Watchtower and Eisenhower

Watchtower and President Eisenhower

Watchtower’s Effect on Eisenhower

Watchtower is not a pacifist organization, rather its members are conscientious objectors. What that means is that they are opposed to wars initiated and carried out by humans. According to Eisenhower, his mother was opposed to military warfare because of her religious beliefs.

Jehovah’s Witnesses eschew all political involvement because they believe that the “soon to be established kingdom on earth” is the only solution to all of earth’s problems. All the Eisenhower boys disagreed with Watchtower view in this area. Of course, Watchtower members are not allowed to get involved in politics. Since the 1940’s, even voting is considered a disfellowshipping offense.

When Dwight Eisenhower graduated from West Point Military Academy in 1915, his mother presented to him the American Standard version of the bible used by the Watchtower because it consistently used the term “Jehovah” for God. When Ike was sworn in as president for his second term, this bible was used. The press reports of this account, however, usually did not quote the words the president actually read, which were “Blessed is the nation whose God is Jehovah,” but instead substituted the word “Jehovah” with the word “Lord.” The Watchtower concluded that this misquote was an attempt to distance President Eisenhower from his parents’ faith by not using a term that was at that time intimately connected with the Jehovah’s Witnesses sect.

The Eisenhower’s embarrassment of their mother’s religion is probably most apparent from this Awake! article regarding her burial:

On September 11, 1946, Mrs. Ida Stover Eisenhower died in Abilene, Kans. Private services were conducted at the home, and public services were handled by an army chaplain from Ft. Riley. Was that in respect for Mrs. Eisenhower? Pallbearers were three American Legionnaires and three Veterans of Foreign Wars. Was that appropriate? … In 1942 her husband, also one of Jehovah’s witnesses, died. One of Jehovah’s witnesses preached the funeral service. Mrs. I.S. Eisenhower, like all Jehovah’s Witnesses, believed religion a racket and the clergy in general, including army chaplains, to be hypocrites. She harbored no special pride for “General Ike;” she was opposed to his West Point appointment. It was gross disrespect to the deceased for an army chaplain to officiate at the funeral.

As for the pallbearers. The American Legion particularly, and also the Veterans of Foreign Wars, are repeatedly ringleaders in mob violence against Jehovah’s witnesses. Hundreds of instances could be cited, but illustrative is the one occurring the Sunday before Mrs. Eisenhower’s death, in nearby Iowa. There war veterans broke up a public Bible meeting of Jehovah’s witnesses, doing much physical violence. Hardly appropriate, then, was it, for such to act as pallbearers? Only death could keep the body of Mrs. Eisenhower from walking away from a funeral so disrespectful of all that she stood for.

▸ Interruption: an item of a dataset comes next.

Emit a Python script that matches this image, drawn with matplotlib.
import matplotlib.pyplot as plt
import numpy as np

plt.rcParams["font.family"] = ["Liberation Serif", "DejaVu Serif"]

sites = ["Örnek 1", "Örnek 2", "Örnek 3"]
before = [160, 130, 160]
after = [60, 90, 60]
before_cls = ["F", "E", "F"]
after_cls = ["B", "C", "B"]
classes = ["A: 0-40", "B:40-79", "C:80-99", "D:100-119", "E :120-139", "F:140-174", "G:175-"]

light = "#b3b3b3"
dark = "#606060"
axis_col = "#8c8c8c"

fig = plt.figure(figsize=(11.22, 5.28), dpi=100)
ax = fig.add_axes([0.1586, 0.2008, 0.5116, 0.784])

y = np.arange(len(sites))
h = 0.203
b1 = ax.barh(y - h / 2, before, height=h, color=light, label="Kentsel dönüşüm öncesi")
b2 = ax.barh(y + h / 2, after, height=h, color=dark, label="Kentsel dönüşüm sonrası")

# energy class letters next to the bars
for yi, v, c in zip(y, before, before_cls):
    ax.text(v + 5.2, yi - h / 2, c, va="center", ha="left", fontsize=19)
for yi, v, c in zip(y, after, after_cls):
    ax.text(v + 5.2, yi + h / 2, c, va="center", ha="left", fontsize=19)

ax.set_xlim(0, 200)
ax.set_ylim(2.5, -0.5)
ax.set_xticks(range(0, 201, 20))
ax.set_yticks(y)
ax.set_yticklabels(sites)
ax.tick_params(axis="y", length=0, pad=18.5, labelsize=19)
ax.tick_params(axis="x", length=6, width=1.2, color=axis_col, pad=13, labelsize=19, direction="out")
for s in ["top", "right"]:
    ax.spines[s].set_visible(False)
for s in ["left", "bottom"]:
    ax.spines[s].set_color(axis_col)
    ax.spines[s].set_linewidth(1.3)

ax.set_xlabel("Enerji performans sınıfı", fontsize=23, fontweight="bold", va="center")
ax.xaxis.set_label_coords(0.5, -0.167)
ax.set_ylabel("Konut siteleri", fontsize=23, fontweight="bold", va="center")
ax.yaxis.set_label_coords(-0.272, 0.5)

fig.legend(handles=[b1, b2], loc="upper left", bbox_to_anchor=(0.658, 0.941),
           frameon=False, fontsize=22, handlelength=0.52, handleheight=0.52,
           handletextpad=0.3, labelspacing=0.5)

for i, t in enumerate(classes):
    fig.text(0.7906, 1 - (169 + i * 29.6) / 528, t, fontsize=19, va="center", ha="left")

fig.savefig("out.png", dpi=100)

Unfortunately, this article did not discuss how the Watchtower’s teachings and policy on military service, education, and involvement in “false religion” contributed to the conflicts noted in the article. President Eisenhower’s religious orientation was described as “moderate and tolerant, simple and firm,” quite in contrast to the confrontational, pugnacious Watchtower sect of the first half of this century. Other reasons for the press’ and the Eisenhower boys’ lack of honesty about their Watchtower background include the Watchtower’s opposition to the flag salute and all patriotic activities.

In violation of Watchtower policy, the Eisenhower boys were “encouraged to reach their own conclusions” regarding religion, and this may have influenced their subsequent decisions to join “more conventional Protestant denominations.” By setting high standards and teaching the value of high moral principles, the parents had given their sons a ‘quiet strength.

Dwight Eisenhower and his brothers, as is true of about half of those raised in the Watchtower sect, left when they became adults. Yet they no doubt were influenced by the Watchtower belief structure, values, and many of its ideals. As is true of many persons raised as Witnesses, however, they could not accept many of the Watchtower’s major theological teachings. One of the primary Watchtower beliefs, common to all fundamentalist, and Protestant faiths, and one that the Eisenhower boys evidently still accepted later in life, was the value and “truth” of the bible.

Eisenhower constantly asked for “God’s guidance in making the right decision,” and during the eight years he was president he “never opened a cabinet meeting without a minute of silent prayer. How sincere Eisenhower was in his belief in God is impossible to judge. He was baptized in the Presbyterian Church in 1953.